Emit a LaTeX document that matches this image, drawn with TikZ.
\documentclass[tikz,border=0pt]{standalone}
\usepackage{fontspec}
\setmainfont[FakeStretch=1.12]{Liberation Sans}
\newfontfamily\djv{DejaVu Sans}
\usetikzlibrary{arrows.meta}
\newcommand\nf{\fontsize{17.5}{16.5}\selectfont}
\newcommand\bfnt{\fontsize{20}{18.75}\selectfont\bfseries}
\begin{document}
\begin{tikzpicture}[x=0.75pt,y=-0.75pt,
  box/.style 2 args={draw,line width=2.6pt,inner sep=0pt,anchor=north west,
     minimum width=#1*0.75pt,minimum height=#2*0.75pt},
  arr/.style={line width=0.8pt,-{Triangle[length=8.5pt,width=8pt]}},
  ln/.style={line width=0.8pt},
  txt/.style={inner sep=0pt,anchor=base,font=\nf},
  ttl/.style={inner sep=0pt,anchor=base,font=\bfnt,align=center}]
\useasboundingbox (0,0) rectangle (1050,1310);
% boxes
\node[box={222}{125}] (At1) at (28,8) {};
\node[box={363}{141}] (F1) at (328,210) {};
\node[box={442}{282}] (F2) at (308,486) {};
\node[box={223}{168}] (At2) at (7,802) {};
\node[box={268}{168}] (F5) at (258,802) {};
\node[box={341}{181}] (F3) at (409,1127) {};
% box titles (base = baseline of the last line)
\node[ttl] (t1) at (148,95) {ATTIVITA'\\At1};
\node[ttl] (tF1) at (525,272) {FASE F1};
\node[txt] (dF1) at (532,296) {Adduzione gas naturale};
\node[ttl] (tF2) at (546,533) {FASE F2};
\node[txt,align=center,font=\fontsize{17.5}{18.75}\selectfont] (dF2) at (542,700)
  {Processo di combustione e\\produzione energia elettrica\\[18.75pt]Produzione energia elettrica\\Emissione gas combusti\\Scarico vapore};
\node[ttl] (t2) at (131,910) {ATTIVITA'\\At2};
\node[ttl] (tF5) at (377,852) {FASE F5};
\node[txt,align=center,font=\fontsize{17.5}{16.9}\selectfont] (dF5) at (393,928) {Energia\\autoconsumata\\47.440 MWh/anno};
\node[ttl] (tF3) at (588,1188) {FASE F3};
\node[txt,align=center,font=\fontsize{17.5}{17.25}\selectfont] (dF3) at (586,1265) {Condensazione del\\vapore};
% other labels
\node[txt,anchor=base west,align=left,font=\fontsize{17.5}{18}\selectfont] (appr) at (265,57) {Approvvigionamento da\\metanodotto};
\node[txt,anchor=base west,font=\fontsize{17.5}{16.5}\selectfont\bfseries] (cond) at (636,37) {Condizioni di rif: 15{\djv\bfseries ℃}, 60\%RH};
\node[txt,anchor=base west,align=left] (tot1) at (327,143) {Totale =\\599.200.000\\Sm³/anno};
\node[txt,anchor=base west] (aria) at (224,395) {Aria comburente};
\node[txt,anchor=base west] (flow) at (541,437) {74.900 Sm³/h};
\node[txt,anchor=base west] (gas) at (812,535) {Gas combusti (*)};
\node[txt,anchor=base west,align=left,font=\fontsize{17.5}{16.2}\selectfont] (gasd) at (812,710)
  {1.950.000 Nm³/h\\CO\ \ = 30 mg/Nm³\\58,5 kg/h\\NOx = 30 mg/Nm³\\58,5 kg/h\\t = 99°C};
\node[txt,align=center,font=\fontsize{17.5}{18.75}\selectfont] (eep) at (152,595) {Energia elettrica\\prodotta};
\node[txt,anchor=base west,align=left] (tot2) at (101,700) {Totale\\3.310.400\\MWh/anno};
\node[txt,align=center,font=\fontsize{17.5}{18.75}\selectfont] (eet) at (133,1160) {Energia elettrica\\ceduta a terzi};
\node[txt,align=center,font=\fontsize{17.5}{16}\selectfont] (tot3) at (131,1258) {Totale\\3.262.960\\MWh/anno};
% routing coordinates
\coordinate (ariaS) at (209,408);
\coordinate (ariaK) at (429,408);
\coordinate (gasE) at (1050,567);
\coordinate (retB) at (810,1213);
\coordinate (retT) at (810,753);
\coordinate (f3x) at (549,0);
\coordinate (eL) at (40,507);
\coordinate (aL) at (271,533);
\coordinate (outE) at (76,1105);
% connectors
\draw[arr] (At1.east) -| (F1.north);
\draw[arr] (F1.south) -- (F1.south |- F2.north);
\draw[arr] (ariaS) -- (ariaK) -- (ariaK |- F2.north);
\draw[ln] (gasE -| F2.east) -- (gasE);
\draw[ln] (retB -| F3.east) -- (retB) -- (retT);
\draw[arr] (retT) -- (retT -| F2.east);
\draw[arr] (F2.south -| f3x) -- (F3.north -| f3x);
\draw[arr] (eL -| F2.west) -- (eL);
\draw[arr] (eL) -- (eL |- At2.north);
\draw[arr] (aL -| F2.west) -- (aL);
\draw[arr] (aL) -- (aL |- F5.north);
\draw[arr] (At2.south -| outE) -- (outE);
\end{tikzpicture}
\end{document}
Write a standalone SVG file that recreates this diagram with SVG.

> AIM
Extract the full listing and reproduce each line exactly.

> EXERCISE SOLUTION
Emit a LaTeX document that matches this image, drawn with TikZ.
\documentclass[tikz,border=0pt]{standalone}
\usepackage{fontspec}
\setmainfont[FakeStretch=1.12]{Liberation Sans}
\newfontfamily\djv{DejaVu Sans}
\usetikzlibrary{arrows.meta}
\newcommand\nf{\fontsize{17.5}{16.5}\selectfont}
\newcommand\bfnt{\fontsize{20}{18.75}\selectfont\bfseries}
\begin{document}
\begin{tikzpicture}[x=0.75pt,y=-0.75pt,
  box/.style 2 args={draw,line width=2.6pt,inner sep=0pt,anchor=north west,
     minimum width=#1*0.75pt,minimum height=#2*0.75pt},
  arr/.style={line width=0.8pt,-{Triangle[length=8.5pt,width=8pt]}},
  ln/.style={line width=0.8pt},
  txt/.style={inner sep=0pt,anchor=base,font=\nf},
  ttl/.style={inner sep=0pt,anchor=base,font=\bfnt,align=center}]
\useasboundingbox (0,0) rectangle (1050,1310);
% boxes
\node[box={222}{125}] (At1) at (28,8) {};
\node[box={363}{141}] (F1) at (328,210) {};
\node[box={442}{282}] (F2) at (308,486) {};
\node[box={223}{168}] (At2) at (7,802) {};
\node[box={268}{168}] (F5) at (258,802) {};
\node[box={341}{181}] (F3) at (409,1127) {};
% box titles (base = baseline of the last line)
\node[ttl] (t1) at (148,95) {ATTIVITA'\\At1};
\node[ttl] (tF1) at (525,272) {FASE F1};
\node[txt] (dF1) at (532,296) {Adduzione gas naturale};
\node[ttl] (tF2) at (546,533) {FASE F2};
\node[txt,align=center,font=\fontsize{17.5}{18.75}\selectfont] (dF2) at (542,700)
  {Processo di combustione e\\produzione energia elettrica\\[18.75pt]Produzione energia elettrica\\Emissione gas combusti\\Scarico vapore};
\node[ttl] (t2) at (131,910) {ATTIVITA'\\At2};
\node[ttl] (tF5) at (377,852) {FASE F5};
\node[txt,align=center,font=\fontsize{17.5}{16.9}\selectfont] (dF5) at (393,928) {Energia\\autoconsumata\\47.440 MWh/anno};
\node[ttl] (tF3) at (588,1188) {FASE F3};
\node[txt,align=center,font=\fontsize{17.5}{17.25}\selectfont] (dF3) at (586,1265) {Condensazione del\\vapore};
% other labels
\node[txt,anchor=base west,align=left,font=\fontsize{17.5}{18}\selectfont] (appr) at (265,57) {Approvvigionamento da\\metanodotto};
\node[txt,anchor=base west,font=\fontsize{17.5}{16.5}\selectfont\bfseries] (cond) at (636,37) {Condizioni di rif: 15{\djv\bfseries ℃}, 60\%RH};
\node[txt,anchor=base west,align=left] (tot1) at (327,143) {Totale =\\599.200.000\\Sm³/anno};
\node[txt,anchor=base west] (aria) at (224,395) {Aria comburente};
\node[txt,anchor=base west] (flow) at (541,437) {74.900 Sm³/h};
\node[txt,anchor=base west] (gas) at (812,535) {Gas combusti (*)};
\node[txt,anchor=base west,align=left,font=\fontsize{17.5}{16.2}\selectfont] (gasd) at (812,710)
  {1.950.000 Nm³/h\\CO\ \ = 30 mg/Nm³\\58,5 kg/h\\NOx = 30 mg/Nm³\\58,5 kg/h\\t = 99°C};
\node[txt,align=center,font=\fontsize{17.5}{18.75}\selectfont] (eep) at (152,595) {Energia elettrica\\prodotta};
\node[txt,anchor=base west,align=left] (tot2) at (101,700) {Totale\\3.310.400\\MWh/anno};
\node[txt,align=center,font=\fontsize{17.5}{18.75}\selectfont] (eet) at (133,1160) {Energia elettrica\\ceduta a terzi};
\node[txt,align=center,font=\fontsize{17.5}{16}\selectfont] (tot3) at (131,1258) {Totale\\3.262.960\\MWh/anno};
% routing coordinates
\coordinate (ariaS) at (209,408);
\coordinate (ariaK) at (429,408);
\coordinate (gasE) at (1050,567);
\coordinate (retB) at (810,1213);
\coordinate (retT) at (810,753);
\coordinate (f3x) at (549,0);
\coordinate (eL) at (40,507);
\coordinate (aL) at (271,533);
\coordinate (outE) at (76,1105);
% connectors
\draw[arr] (At1.east) -| (F1.north);
\draw[arr] (F1.south) -- (F1.south |- F2.north);
\draw[arr] (ariaS) -- (ariaK) -- (ariaK |- F2.north);
\draw[ln] (gasE -| F2.east) -- (gasE);
\draw[ln] (retB -| F3.east) -- (retB) -- (retT);
\draw[arr] (retT) -- (retT -| F2.east);
\draw[arr] (F2.south -| f3x) -- (F3.north -| f3x);
\draw[arr] (eL -| F2.west) -- (eL);
\draw[arr] (eL) -- (eL |- At2.north);
\draw[arr] (aL -| F2.west) -- (aL);
\draw[arr] (aL) -- (aL |- F5.north);
\draw[arr] (At2.south -| outE) -- (outE);
\end{tikzpicture}
\end{document}
Write a standalone SVG file that recreates this diagram with SVG.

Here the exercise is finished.